After touring cluttered, messy, or dysfunctional homes, buyers find that much more appeal in the polished, staged home. Most real estate agents agree that staging a home is critical to selling it faster and for more money. Agents have seen the proof over and over again.
Within the first few seconds that potential buyers step into your home, they’re making judgements. Can they see themselves living there? That depends on what they see, or more bluntly, what you present to them. Preparing your home for market means emphasizing its best features and minimizing its worst. The longer buyers hang around, the more they will remember your home’s most positive features. If your home is cluttered, poorly lit, or full of too many personal items that speak to your lifestyle, then their judgement gets clouded by distractions.
Staging a home simply means that you are physically preparing it to give the best impression possible to potential buyers. Below are several essential things you should do to properly stage your home.
1. Declutter and depersonalize. Buyers expect to see clean rooms. If you have a lot of “junk” piled up in corners or stuffed into closets, remove it. You want to show off as much space as possible. Decluttering also applies to furniture. The less furniture or the smaller the furniture in the room, the more spacious your rooms will appear. Reposition furniture into conversational-like groupings away from the walls. This gives a warm appeal and also helps make rooms feel larger. Also, remove family photos from walls and table tops. Too much personalization distracts buyers from seeing their own family in the home. Box them up and replace with a minimal amount of artwork.
2. Define each room’s purpose. Buyers want every room to count, so give each room a purpose. For example, you may have a room that you’ve used as overflow for a miscellaneous desk, chairs, and boxed-up things you no longer use. Don’t let buyers write it off as a boring storage room when it could easily be transformed into a small study or reading room. Get rid of the boxed items, arrange the desk and chairs to work as a study, add some colorful pillows to the chairs, put down a small throw rug, and hang up a few pieces of art. Voila! You’ve successfully given the room purpose as well as buyer appeal.
3. Give your home great lighting. Many homes suffer from improper lighting that dampers the emotional effect of a room. You can remedy drably lit rooms by using the maximum allowable wattage in your lamps and fixtures. Or buy lamps that require higher wattages. Aim for a total of 100 watts (1,600 lumens) per 50 square feet. The best lighting includes three types per room: ambient (general or overhead), task (pendant, under-cabinet, or reading) and accent (table and wall).
4. Use the right props and accessories. After you’ve decluttered and strategically placed furniture, use props and accessories to create a serene and warm feeling to your home.

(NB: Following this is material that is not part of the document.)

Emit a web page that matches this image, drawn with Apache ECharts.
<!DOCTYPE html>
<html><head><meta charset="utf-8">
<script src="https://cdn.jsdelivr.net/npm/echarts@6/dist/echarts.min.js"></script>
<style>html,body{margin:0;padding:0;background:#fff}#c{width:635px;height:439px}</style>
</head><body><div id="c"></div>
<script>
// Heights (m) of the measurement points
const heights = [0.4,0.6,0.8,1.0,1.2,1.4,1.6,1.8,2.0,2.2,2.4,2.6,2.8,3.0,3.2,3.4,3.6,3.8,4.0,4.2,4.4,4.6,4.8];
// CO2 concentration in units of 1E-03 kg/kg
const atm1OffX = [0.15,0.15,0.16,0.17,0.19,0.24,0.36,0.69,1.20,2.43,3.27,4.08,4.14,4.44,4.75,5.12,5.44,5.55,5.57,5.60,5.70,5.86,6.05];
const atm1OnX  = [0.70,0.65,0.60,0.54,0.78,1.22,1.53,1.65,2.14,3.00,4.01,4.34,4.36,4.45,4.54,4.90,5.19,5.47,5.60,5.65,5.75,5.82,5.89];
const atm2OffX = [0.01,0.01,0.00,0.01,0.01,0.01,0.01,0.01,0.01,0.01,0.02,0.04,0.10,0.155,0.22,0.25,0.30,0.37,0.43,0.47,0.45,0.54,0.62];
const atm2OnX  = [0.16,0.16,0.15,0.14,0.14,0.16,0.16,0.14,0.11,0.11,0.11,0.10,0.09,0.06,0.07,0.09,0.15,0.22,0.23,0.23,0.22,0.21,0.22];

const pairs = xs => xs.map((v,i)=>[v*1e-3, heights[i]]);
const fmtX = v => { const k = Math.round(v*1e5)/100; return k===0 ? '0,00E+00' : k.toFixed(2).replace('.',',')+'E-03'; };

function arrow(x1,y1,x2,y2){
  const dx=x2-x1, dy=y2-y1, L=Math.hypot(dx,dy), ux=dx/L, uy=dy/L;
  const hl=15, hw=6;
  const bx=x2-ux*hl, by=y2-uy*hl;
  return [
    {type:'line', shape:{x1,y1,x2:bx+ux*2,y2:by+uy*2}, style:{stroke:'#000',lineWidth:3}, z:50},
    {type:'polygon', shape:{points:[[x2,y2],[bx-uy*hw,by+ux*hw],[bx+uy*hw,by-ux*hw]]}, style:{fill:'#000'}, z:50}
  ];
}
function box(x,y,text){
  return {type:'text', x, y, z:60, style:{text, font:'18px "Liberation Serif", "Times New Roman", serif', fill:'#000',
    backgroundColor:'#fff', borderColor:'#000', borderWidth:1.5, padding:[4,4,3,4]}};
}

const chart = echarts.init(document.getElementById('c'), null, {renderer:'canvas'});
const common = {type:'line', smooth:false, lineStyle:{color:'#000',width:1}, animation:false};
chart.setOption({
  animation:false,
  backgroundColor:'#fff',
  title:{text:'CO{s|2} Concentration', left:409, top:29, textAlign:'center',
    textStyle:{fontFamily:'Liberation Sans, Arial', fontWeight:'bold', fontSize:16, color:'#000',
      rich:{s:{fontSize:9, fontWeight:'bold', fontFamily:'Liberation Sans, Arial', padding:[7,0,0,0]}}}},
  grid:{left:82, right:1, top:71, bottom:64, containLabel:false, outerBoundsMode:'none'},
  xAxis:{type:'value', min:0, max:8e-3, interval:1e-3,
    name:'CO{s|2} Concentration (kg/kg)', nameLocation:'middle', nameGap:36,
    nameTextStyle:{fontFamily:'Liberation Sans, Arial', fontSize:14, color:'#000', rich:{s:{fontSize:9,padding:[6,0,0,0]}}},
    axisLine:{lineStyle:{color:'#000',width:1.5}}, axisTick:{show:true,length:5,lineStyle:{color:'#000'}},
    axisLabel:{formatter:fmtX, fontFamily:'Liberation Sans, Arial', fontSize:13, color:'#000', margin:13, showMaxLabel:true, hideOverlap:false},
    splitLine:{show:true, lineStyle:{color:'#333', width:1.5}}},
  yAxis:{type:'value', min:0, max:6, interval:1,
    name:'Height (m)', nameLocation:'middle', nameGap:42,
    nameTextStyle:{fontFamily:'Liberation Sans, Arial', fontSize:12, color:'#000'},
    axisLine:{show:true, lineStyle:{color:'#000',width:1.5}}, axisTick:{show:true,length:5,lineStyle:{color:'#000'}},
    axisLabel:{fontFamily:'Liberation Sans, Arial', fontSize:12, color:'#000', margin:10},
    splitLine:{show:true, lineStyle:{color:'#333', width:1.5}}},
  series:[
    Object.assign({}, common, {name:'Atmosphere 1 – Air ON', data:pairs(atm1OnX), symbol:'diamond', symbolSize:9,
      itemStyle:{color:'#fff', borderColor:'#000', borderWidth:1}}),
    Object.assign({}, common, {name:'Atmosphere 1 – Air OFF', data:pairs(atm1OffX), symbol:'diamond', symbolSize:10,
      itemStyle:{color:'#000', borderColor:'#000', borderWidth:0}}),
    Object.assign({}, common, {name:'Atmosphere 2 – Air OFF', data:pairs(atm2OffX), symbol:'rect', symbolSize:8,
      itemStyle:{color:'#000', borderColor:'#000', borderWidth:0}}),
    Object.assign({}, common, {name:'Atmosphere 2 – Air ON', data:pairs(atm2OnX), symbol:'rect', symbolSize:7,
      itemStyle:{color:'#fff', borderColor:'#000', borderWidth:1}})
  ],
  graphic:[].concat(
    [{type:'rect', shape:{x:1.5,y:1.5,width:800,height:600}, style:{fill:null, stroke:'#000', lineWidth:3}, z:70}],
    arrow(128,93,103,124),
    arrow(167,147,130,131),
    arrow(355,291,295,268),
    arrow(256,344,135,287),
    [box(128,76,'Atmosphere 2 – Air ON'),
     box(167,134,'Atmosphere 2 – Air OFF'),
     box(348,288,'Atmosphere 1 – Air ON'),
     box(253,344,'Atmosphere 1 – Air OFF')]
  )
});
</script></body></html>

This could be as simple as using an accent table in the bare foyer and adding colorful pillows to beds and sofas. Use neutral linens and bedspreads in the bedroom. Add a fine hotel/spa appeal to bathrooms with neatly arranged towels, candles, scented soaps, and decorative baskets for a polished look. Vary the height and symmetry of shelf and table accessories.

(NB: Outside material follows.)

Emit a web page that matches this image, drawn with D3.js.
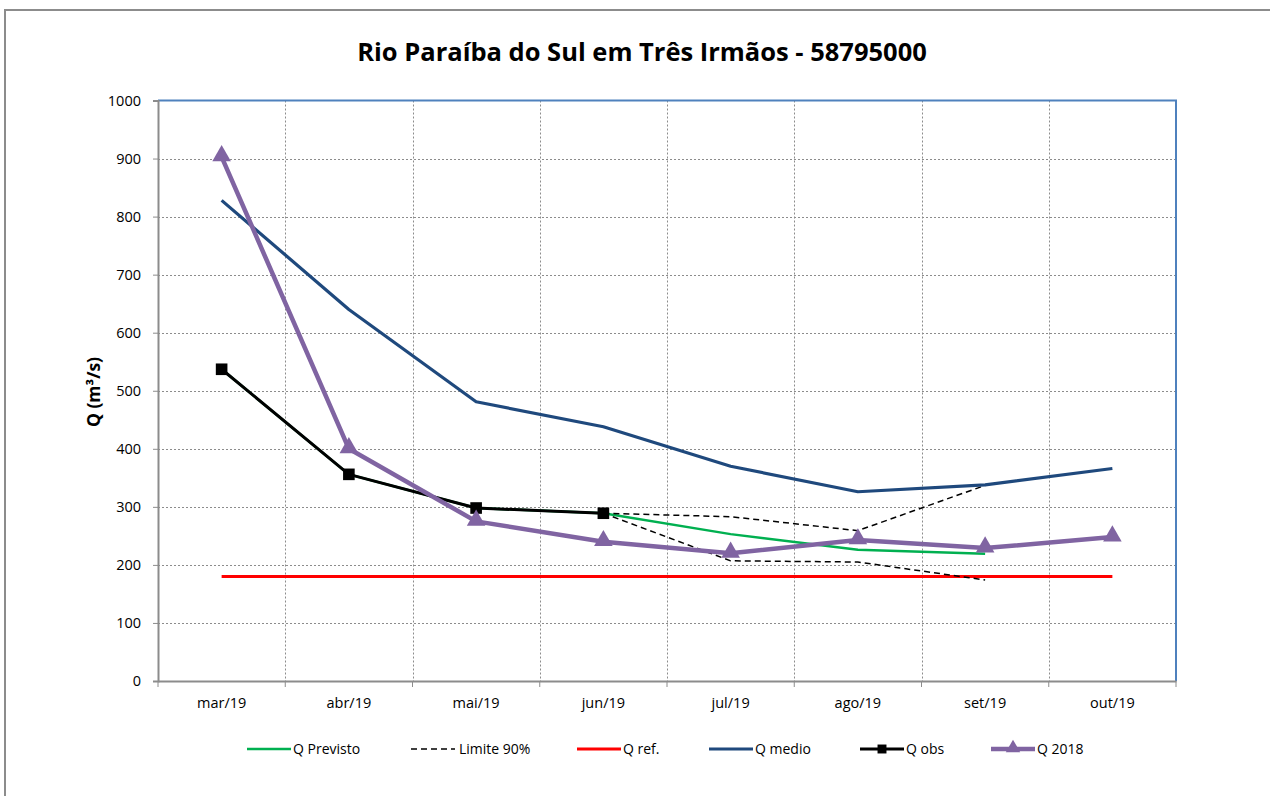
<!DOCTYPE html>
<html><head><meta charset="utf-8">
<script src="https://cdn.jsdelivr.net/npm/d3@7"></script>
<style>
html,body{margin:0;padding:0;background:#fff;}
svg text{font-family:"Open Sans",sans-serif;}
</style></head>
<body><svg id="c" width="1270" height="796"></svg>
<script>
const months = ["mar/19","abr/19","mai/19","jun/19","jul/19","ago/19","set/19","out/19"];
const yTicks = [0,100,200,300,400,500,600,700,800,900,1000];
const qPrevisto = [537,356,298,289,253,226,219,null];
const limiteSup = [null,null,null,289,283,259,337,null];
const limiteInf = [null,null,null,289,207,205,174,null];
const qRef = [180,180,180,180,180,180,180,180];
const qMedio = [828,640,481,438,370,326,338,366];
const qObs = [537,356,298,289,null,null,null,null];
const q2018 = [903,400,275,240,220,243,229,248];
const seriesNames = ["Q Previsto","Limite 90%","Q ref.","Q medio","Q obs","Q 2018"];

const svg = d3.select("#c");
const L=158,R=1176,T=100.5,B=681;
const x = d3.scaleBand().domain(months).range([L,R]).padding(0);
const cx = d=>x(d)+x.bandwidth()/2;
const y = d3.scaleLinear().domain([0,1000]).range([B,T]);

// outer frame
svg.append("path").attr("d",`M5,796 V10 H1270`).attr("fill","none").attr("stroke","#8c8c8c").attr("stroke-width",2);

// title
svg.append("text").attr("x",642).attr("y",61).attr("text-anchor","middle")
  .attr("font-weight","bold").attr("font-size",25.5).attr("fill","#000")
  .text("Rio Paraíba do Sul em Três Irmãos - 58795000");

// grid
const g = svg.append("g");
g.selectAll(".hg").data(yTicks.filter(v=>v>0&&v<1000)).enter().append("line")
  .attr("x1",L).attr("x2",R).attr("y1",d=>Math.round(y(d))+0.5).attr("y2",d=>Math.round(y(d))+0.5)
  .attr("stroke","#8c8c8c").attr("stroke-width",1).attr("stroke-dasharray","2,2");
g.selectAll(".vg").data(months.slice(1)).enter().append("line")
  .attr("x1",d=>Math.round(x(d))+0.5).attr("x2",d=>Math.round(x(d))+0.5).attr("y1",T).attr("y2",B)
  .attr("stroke","#8c8c8c").attr("stroke-width",1).attr("stroke-dasharray","2,2");

// plot border top/right
svg.append("path").attr("d",`M${L},${T} H${R} V${B}`).attr("fill","none").attr("stroke","#4f81bd").attr("stroke-width",2);

// axes
const ya = svg.append("g").attr("transform",`translate(${L},0)`)
  .call(d3.axisLeft(y).tickValues(yTicks).tickSize(5).tickPadding(12).tickFormat(d3.format("d")));
ya.select(".domain").attr("stroke","#8c8c8c").attr("stroke-width",2);
ya.selectAll(".tick line").attr("stroke","#8c8c8c");
ya.selectAll("text").attr("font-size",14.5).attr("fill","#000");

const xa = svg.append("g").attr("transform",`translate(0,${B})`)
  .call(d3.axisBottom(x).tickSize(0).tickPadding(17));
xa.select(".domain").attr("stroke","#8c8c8c").attr("stroke-width",2);
xa.selectAll("text").attr("font-size",14.5).attr("fill","#000");
xa.selectAll(".xt").data(months.concat(["end"])).enter().append("line")
  .attr("x1",(d,i)=>i<months.length?x(d):R).attr("x2",(d,i)=>i<months.length?x(d):R)
  .attr("y1",0).attr("y2",6).attr("stroke","#8c8c8c").attr("stroke-width",1);

// y label
svg.append("text").attr("transform","translate(100,392) rotate(-90)").attr("text-anchor","middle")
  .attr("font-weight","bold").attr("font-size",17.5).text("Q (m³/s)");

const line = d3.line().defined(d=>d.v!=null).x(d=>cx(d.m)).y(d=>y(d.v));
const pts = arr=>months.map((m,i)=>({m,v:arr[i]}));
function draw(arr,color,w,dash){
  svg.append("path").datum(pts(arr)).attr("d",line).attr("fill","none")
    .attr("stroke",color).attr("stroke-width",w).attr("stroke-dasharray",dash||null)
    .attr("stroke-linejoin","round");
}
draw(qRef,"#ff0000",3);
draw(qPrevisto,"#00b050",2.5);
draw(limiteSup,"#000",1.5,"6,4");
draw(limiteInf,"#000",1.5,"6,4");
draw(qMedio,"#1f497d",3.2);
draw(qObs,"#000",3);
draw(q2018,"#8064a2",4.5);

const sq = d3.symbol().type(d3.symbolSquare).size(135);
const tri = d3.symbol().type(d3.symbolTriangle).size(150);
svg.selectAll(".sq").data(pts(qObs).filter(d=>d.v!=null)).enter().append("path")
  .attr("d",sq).attr("transform",d=>`translate(${cx(d.m)},${y(d.v)})`).attr("fill","#000");
svg.selectAll(".tri").data(pts(q2018)).enter().append("path")
  .attr("d",tri).attr("transform",d=>`translate(${cx(d.m)},${y(d.v)-1})`).attr("fill","#8064a2");

// legend
const legStyle = [
  {c:"#00b050",w:2.5,x:247},
  {c:"#000",w:1.5,dash:"6,4",x:411},
  {c:"#ff0000",w:3,x:577},
  {c:"#1f497d",w:3,x:709},
  {c:"#000",w:3,x:860,m:"sq"},
  {c:"#8064a2",w:4.5,x:991,m:"tri"}
];
const lg = svg.append("g");
legStyle.forEach((d,i)=>{
  const ly=749;
  lg.append("line").attr("x1",d.x).attr("x2",d.x+44).attr("y1",ly).attr("y2",ly)
    .attr("stroke",d.c).attr("stroke-width",d.w).attr("stroke-dasharray",d.dash||null);
  if(d.m==="sq") lg.append("path").attr("d",d3.symbol().type(d3.symbolSquare).size(80)).attr("transform",`translate(${d.x+22},${ly})`).attr("fill",d.c);
  if(d.m==="tri") lg.append("path").attr("d",d3.symbol().type(d3.symbolTriangle).size(90)).attr("transform",`translate(${d.x+22},${ly-1})`).attr("fill",d.c);
  lg.append("text").attr("x",d.dash?d.x+48:d.x+46).attr("y",ly+5).attr("font-size",14)
    .text(seriesNames[i]);
});
</script></body></html>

5. Paint larger areas a neutral color. Bold colors in bigger spaces of your home can turn off buyers, even though paint is one of the easiest and least costly things a buyer can change. Today’s neutral goes beyond beige. Soft gray against white trim, honey, deep tans, and light blue-greens are all neutral minus the boring. You can still use bolder colors in smaller rooms and for accent walls.

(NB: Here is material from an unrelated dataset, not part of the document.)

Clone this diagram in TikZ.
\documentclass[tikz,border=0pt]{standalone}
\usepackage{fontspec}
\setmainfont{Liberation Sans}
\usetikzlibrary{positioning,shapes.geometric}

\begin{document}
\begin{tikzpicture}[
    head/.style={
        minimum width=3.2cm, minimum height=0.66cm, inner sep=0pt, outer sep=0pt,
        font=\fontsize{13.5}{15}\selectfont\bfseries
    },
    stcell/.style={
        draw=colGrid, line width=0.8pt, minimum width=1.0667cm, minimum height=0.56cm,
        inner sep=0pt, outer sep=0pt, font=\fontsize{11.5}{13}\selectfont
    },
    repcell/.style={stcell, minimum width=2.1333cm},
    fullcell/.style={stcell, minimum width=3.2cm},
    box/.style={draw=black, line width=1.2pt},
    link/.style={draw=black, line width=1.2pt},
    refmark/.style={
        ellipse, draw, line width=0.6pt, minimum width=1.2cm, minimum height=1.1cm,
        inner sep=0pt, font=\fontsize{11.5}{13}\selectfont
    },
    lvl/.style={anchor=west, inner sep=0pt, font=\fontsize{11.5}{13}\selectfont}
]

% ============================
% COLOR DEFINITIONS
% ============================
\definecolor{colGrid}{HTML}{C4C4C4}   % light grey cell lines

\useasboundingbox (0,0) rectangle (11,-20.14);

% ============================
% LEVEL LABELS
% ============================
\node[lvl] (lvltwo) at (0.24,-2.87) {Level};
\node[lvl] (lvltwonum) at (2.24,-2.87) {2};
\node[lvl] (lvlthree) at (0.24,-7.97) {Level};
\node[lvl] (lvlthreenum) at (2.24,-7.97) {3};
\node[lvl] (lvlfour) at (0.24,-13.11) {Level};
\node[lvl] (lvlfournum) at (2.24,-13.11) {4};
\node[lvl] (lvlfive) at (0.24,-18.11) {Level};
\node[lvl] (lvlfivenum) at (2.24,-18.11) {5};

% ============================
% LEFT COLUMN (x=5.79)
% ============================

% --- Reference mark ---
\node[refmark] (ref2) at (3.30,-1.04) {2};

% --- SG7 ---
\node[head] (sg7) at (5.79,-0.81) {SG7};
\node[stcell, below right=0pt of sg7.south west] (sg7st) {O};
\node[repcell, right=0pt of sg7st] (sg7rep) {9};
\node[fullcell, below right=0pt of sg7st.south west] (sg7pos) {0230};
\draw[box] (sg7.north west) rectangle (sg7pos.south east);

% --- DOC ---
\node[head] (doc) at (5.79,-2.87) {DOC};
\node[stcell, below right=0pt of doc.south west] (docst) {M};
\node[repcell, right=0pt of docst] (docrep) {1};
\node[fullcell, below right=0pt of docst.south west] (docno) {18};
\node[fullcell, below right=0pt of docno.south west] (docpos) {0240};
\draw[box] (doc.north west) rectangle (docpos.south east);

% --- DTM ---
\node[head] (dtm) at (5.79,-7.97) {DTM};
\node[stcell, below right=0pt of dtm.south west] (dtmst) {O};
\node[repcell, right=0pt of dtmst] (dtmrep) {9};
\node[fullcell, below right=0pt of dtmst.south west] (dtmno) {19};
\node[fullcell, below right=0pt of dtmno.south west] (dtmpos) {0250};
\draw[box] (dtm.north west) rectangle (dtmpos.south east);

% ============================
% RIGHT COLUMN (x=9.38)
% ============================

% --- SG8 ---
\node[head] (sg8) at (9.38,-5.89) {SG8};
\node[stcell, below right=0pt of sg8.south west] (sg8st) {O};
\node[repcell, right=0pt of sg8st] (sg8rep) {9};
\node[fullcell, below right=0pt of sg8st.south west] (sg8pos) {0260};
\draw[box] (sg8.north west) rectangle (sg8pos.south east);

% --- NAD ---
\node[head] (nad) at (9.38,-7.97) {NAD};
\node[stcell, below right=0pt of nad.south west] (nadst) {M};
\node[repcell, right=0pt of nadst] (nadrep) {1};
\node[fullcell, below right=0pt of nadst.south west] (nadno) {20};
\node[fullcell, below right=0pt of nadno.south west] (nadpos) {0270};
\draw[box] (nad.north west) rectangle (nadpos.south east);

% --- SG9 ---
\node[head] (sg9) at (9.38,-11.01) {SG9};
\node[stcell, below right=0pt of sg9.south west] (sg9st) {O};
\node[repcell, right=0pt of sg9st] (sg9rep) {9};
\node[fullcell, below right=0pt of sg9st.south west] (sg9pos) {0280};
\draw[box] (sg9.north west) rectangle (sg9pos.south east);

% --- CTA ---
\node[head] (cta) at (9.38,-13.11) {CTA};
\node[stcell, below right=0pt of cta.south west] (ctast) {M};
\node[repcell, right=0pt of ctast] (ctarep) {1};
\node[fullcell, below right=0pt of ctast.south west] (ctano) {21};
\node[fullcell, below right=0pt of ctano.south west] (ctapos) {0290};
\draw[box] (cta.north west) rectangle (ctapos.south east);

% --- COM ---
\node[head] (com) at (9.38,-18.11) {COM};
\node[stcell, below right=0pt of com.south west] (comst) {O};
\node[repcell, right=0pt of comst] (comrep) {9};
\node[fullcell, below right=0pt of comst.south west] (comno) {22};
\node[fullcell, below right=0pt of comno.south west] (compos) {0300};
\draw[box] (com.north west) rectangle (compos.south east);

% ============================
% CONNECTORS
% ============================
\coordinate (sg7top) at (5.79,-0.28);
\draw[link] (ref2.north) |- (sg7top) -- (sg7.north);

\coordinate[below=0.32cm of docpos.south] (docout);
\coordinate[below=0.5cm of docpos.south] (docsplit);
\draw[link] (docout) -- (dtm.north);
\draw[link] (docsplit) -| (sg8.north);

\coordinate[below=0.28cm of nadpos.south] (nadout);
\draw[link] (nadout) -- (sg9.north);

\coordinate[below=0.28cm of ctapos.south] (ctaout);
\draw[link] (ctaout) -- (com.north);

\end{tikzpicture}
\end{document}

Professional staging companies usually start around $1,000-1,200 and can go as high as your budget allows. For vacant homes and homes without any wow factor, professionally staging will especially increase buyer appeal and price offers. But you don’t have to spend a lot of money to stage a home and it’s certainly possible to do it on your own. A good real estate agent should provide helpful staging tips. After all, proper staging is a big part of marketing your home for sale. You can get creative with inexpensive new furniture pieces, artwork, and shelving and table accessories. You can even rent furniture on your own for areas that require the most help. Staging is about spending the right amount of effort and money exactly in the spots where it needs to go. Sometimes, staging only key rooms of the home, such as the main living space, kitchen, and bathrooms, is enough to improve your home’s appeal.